Sequels, Prequels and Now in 3D!

Posted on 01 September 2009 by TRLocke

poster-jaws-3d1 “Does that say Toy Story 2?” my daughter asked me as we passed a bus stop sign here in Burbank today.

“Yeah.”

“Oh, it’s in 3D… They already did Toy Story 2, but they’re just putting it back in theaters in 3D?”

“Yeah, that’s how they do it here.” I responded. “They resell the same movie over and over to new audiences as soon as they figure there’s a new market.”

I can’t say that I blame studios. If we’re stupid enough to go to theaters to re-view the same movie we could view at home, then they should keep releasing the same movies. Milk us for all they can get from us. Why not?

As I mention in my book, a few years ago I was in negotiations with Fox to write the sequel to the Omen. Fox wanted my take on how to keep the franchise moving along. They suggested that they wanted to begin to remarket movies they already had in their vault along the lines of what Universal had been doing with the Beethoven series. “You don’t have to buy ads for those movies. You just put it out on the shelf and it rents because everyone already knows the series. The series is the star.”

That is the highest goal of any studio—to own a series that never fails to draw an audience. Fox wanted to do that with The Omen. At the time, I hadn’t realized they’d already done four Omen movies. I was only familiar with three. At the end of the third, Damien, the Antichrist, was killed.

Apparently, Fox tried to resurrect this franchise once before. They decided a little girl would be born this time and would have the same evil in her. You didn’t see The Omen 4 because it sucked. It took me more than a week to find a video store that even carried it. By the rules in play at the time, I told the executives at Fox that the franchise was dead. That, even though Omen 4 left a definite opening for a sequel, no one would ever want to see it because the series now officially sucked. It had “jumped the Shark” as they say. The original Omen had birthed the soundtrack of operatic Latin that would go on to haunt nearly every film concerned with the devil or demons since. Omen 4 turned the greatest evil on earth into a hop-scotching joke.

So how did Fox solve this dilemma? The same way so many other studios have been quietly resolving it. They simply released the same movie they released in the seventies. Really? Yeah. Why not? The 18-34 demographic Hollywood aims at never saw the original, so all it takes is a little updating and a small budget and voila! What used to be reserved for Miracle on 34th Street every 30 years or so gets applied to everything. But now it’s no longer called “an updated classic,” it’s simply released as if it’s never been released before.

Halloween gets redone and re-released, then Halloween 2. I believe they took that franchise to seven films—ending with “Halloween H20—Twenty Years Later.” Next? Halloween 3D. It’s in the works—just like The Final Destination—the latest incarnation of that series that sits atop the weekend box-office. Toy Story 2 comes out in 3D too. I’m waiting on Jaws 3D… Oh, wait… they did that one. I guess we see where this is going. Or maybe we don’t.

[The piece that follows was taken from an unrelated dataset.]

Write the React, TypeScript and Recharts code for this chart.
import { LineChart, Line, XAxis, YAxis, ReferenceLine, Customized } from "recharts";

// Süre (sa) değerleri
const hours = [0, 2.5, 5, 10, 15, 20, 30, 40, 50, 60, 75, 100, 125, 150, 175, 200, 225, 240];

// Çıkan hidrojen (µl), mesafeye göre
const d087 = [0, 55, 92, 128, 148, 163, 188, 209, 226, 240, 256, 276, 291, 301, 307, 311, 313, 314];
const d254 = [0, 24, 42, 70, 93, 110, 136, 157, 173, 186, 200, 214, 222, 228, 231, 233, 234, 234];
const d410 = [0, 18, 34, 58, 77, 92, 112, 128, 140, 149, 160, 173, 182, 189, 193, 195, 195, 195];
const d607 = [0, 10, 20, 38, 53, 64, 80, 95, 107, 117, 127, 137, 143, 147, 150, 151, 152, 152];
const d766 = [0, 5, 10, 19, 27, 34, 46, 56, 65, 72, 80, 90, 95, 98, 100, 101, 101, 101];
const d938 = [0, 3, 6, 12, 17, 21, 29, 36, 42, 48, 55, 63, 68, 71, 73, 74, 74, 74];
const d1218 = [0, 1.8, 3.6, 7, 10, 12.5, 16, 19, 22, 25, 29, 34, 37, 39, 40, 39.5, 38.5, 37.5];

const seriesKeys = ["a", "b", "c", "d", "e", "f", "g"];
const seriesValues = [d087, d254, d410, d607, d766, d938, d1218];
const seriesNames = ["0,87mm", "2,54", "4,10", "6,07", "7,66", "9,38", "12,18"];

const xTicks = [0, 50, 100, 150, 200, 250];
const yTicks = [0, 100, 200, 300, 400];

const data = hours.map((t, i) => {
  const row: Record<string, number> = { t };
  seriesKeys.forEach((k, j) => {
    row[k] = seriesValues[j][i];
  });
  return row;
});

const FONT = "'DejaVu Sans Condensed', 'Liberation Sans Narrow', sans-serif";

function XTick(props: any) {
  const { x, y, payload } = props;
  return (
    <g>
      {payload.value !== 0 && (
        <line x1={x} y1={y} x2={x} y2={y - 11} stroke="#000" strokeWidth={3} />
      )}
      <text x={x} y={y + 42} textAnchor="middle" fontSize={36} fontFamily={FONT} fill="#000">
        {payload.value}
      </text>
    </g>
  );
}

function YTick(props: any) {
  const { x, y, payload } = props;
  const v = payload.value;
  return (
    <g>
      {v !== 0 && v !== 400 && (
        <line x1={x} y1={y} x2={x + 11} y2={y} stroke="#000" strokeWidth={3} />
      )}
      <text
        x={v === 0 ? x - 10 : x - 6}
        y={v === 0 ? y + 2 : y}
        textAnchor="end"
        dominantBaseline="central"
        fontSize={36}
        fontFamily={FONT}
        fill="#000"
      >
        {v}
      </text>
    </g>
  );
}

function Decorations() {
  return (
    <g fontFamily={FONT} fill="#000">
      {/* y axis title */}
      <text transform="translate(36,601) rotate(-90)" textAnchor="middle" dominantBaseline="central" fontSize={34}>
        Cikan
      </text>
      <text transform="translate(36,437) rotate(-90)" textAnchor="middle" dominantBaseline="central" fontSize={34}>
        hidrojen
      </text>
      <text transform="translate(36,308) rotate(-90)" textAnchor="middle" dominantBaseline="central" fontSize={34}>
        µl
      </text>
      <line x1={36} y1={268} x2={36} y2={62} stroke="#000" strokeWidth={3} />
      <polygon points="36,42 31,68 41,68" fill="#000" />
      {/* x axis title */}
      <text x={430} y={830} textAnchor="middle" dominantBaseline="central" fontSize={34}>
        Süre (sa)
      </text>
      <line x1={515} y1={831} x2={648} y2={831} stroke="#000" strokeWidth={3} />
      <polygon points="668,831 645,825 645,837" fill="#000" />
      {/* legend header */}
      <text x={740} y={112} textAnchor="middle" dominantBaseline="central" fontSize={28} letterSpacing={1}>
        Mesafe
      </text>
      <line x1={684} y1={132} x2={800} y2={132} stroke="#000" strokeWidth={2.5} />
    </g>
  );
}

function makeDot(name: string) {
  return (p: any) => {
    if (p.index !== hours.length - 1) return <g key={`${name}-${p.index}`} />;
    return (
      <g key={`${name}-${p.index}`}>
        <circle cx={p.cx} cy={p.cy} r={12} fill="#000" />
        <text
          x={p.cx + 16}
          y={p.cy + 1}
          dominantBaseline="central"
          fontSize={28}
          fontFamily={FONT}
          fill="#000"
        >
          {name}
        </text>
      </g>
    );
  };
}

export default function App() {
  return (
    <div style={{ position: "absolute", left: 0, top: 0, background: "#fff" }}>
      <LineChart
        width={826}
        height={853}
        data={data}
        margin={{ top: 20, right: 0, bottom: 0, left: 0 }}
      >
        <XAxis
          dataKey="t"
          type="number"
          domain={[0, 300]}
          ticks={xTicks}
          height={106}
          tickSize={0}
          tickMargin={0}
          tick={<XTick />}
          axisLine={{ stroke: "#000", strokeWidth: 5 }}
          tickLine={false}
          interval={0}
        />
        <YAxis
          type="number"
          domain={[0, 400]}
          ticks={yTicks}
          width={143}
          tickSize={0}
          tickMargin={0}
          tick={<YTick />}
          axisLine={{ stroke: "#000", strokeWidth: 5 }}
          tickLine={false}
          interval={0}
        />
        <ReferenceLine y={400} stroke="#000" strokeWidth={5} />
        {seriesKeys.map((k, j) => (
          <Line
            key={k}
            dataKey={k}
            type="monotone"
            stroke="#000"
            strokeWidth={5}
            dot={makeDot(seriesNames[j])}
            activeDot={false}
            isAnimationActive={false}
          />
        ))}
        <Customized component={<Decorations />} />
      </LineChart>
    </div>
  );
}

How many times will people pay money to see the same film over and over again? That’s the question studios want to answer. So far it seems the answer is endless numbers of times for the right film franchise. What’s great for studios now is that it longer takes the passage of years to re-release films. It seems they can re-release them within a year or two and still draw a crowd. It is, after all, what Hollywood does—sell us what we want—or at least what we’re willing to pay for.